(TASK BRIEF)
Transcribe all of the material exactly, except for its pictures.

start STORED DATA

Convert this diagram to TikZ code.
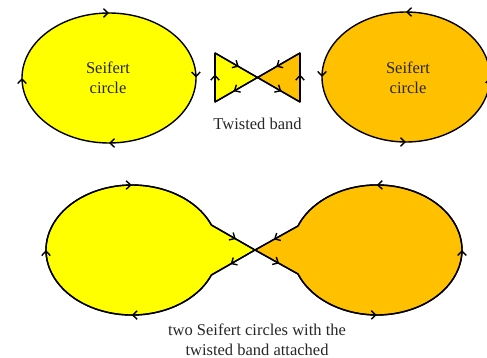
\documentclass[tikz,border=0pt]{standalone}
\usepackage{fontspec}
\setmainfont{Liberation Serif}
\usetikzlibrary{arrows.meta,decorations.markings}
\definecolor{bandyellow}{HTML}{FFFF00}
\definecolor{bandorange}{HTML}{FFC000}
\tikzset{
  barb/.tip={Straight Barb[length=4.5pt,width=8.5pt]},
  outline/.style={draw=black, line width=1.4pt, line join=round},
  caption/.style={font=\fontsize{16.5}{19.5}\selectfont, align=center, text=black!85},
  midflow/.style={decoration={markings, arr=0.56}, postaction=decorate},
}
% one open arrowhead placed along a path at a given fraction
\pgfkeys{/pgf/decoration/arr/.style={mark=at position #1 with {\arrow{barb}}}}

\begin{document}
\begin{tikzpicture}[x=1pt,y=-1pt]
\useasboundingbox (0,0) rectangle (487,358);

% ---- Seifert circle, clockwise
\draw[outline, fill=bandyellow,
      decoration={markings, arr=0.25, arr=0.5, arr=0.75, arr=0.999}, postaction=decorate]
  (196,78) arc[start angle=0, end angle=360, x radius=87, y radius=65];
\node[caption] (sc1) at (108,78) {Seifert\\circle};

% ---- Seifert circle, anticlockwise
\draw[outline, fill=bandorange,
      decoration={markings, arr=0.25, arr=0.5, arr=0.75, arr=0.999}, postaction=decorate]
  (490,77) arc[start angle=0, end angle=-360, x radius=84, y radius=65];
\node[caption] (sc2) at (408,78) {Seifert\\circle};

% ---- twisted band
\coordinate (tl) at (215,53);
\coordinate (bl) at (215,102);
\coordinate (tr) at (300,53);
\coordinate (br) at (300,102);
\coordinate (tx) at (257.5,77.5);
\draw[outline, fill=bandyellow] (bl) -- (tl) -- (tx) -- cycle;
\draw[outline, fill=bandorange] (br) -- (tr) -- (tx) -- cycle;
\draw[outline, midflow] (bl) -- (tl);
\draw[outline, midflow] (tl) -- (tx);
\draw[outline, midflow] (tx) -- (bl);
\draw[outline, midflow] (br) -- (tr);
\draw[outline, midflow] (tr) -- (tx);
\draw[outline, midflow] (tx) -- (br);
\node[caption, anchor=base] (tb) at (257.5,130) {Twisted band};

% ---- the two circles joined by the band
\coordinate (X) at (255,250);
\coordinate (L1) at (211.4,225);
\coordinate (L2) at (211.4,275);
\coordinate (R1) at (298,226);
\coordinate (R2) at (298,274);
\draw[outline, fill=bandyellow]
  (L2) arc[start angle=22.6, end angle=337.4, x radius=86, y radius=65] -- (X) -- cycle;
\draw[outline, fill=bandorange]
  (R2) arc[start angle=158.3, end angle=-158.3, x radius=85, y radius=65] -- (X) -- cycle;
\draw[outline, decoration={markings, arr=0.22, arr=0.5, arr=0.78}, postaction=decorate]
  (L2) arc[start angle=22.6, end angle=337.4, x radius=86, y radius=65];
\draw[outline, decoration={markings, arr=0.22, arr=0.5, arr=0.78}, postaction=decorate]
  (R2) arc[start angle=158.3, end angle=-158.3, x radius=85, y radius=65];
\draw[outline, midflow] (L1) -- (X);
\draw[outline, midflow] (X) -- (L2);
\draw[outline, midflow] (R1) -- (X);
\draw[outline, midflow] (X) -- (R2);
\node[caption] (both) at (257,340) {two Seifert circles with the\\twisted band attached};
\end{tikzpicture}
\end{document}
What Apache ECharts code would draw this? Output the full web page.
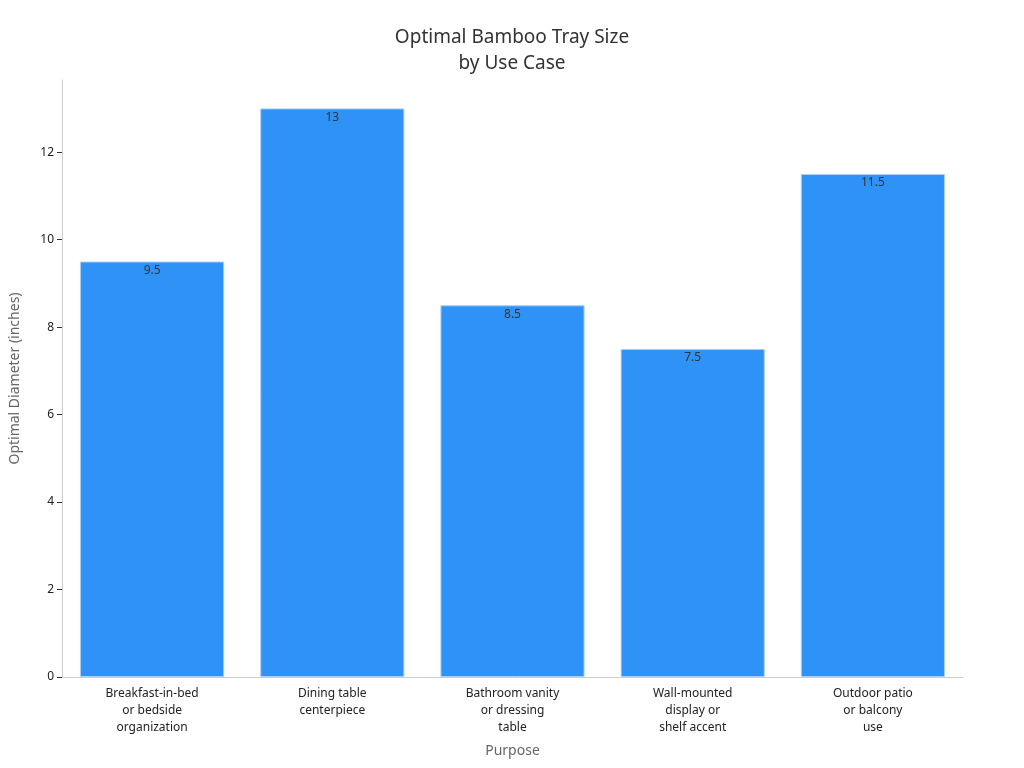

end STORED DATA

(EXERCISE SOLUTION)
Convert this diagram to TikZ code.
\documentclass[tikz,border=0pt]{standalone}
\usepackage{fontspec}
\setmainfont{Liberation Serif}
\usetikzlibrary{arrows.meta,decorations.markings}
\definecolor{bandyellow}{HTML}{FFFF00}
\definecolor{bandorange}{HTML}{FFC000}
\tikzset{
  barb/.tip={Straight Barb[length=4.5pt,width=8.5pt]},
  outline/.style={draw=black, line width=1.4pt, line join=round},
  caption/.style={font=\fontsize{16.5}{19.5}\selectfont, align=center, text=black!85},
  midflow/.style={decoration={markings, arr=0.56}, postaction=decorate},
}
% one open arrowhead placed along a path at a given fraction
\pgfkeys{/pgf/decoration/arr/.style={mark=at position #1 with {\arrow{barb}}}}

\begin{document}
\begin{tikzpicture}[x=1pt,y=-1pt]
\useasboundingbox (0,0) rectangle (487,358);

% ---- Seifert circle, clockwise
\draw[outline, fill=bandyellow,
      decoration={markings, arr=0.25, arr=0.5, arr=0.75, arr=0.999}, postaction=decorate]
  (196,78) arc[start angle=0, end angle=360, x radius=87, y radius=65];
\node[caption] (sc1) at (108,78) {Seifert\\circle};

% ---- Seifert circle, anticlockwise
\draw[outline, fill=bandorange,
      decoration={markings, arr=0.25, arr=0.5, arr=0.75, arr=0.999}, postaction=decorate]
  (490,77) arc[start angle=0, end angle=-360, x radius=84, y radius=65];
\node[caption] (sc2) at (408,78) {Seifert\\circle};

% ---- twisted band
\coordinate (tl) at (215,53);
\coordinate (bl) at (215,102);
\coordinate (tr) at (300,53);
\coordinate (br) at (300,102);
\coordinate (tx) at (257.5,77.5);
\draw[outline, fill=bandyellow] (bl) -- (tl) -- (tx) -- cycle;
\draw[outline, fill=bandorange] (br) -- (tr) -- (tx) -- cycle;
\draw[outline, midflow] (bl) -- (tl);
\draw[outline, midflow] (tl) -- (tx);
\draw[outline, midflow] (tx) -- (bl);
\draw[outline, midflow] (br) -- (tr);
\draw[outline, midflow] (tr) -- (tx);
\draw[outline, midflow] (tx) -- (br);
\node[caption, anchor=base] (tb) at (257.5,130) {Twisted band};

% ---- the two circles joined by the band
\coordinate (X) at (255,250);
\coordinate (L1) at (211.4,225);
\coordinate (L2) at (211.4,275);
\coordinate (R1) at (298,226);
\coordinate (R2) at (298,274);
\draw[outline, fill=bandyellow]
  (L2) arc[start angle=22.6, end angle=337.4, x radius=86, y radius=65] -- (X) -- cycle;
\draw[outline, fill=bandorange]
  (R2) arc[start angle=158.3, end angle=-158.3, x radius=85, y radius=65] -- (X) -- cycle;
\draw[outline, decoration={markings, arr=0.22, arr=0.5, arr=0.78}, postaction=decorate]
  (L2) arc[start angle=22.6, end angle=337.4, x radius=86, y radius=65];
\draw[outline, decoration={markings, arr=0.22, arr=0.5, arr=0.78}, postaction=decorate]
  (R2) arc[start angle=158.3, end angle=-158.3, x radius=85, y radius=65];
\draw[outline, midflow] (L1) -- (X);
\draw[outline, midflow] (X) -- (L2);
\draw[outline, midflow] (R1) -- (X);
\draw[outline, midflow] (X) -- (R2);
\node[caption] (both) at (257,340) {two Seifert circles with the\\twisted band attached};
\end{tikzpicture}
\end{document}
What Apache ECharts code would draw this? Output the full web page.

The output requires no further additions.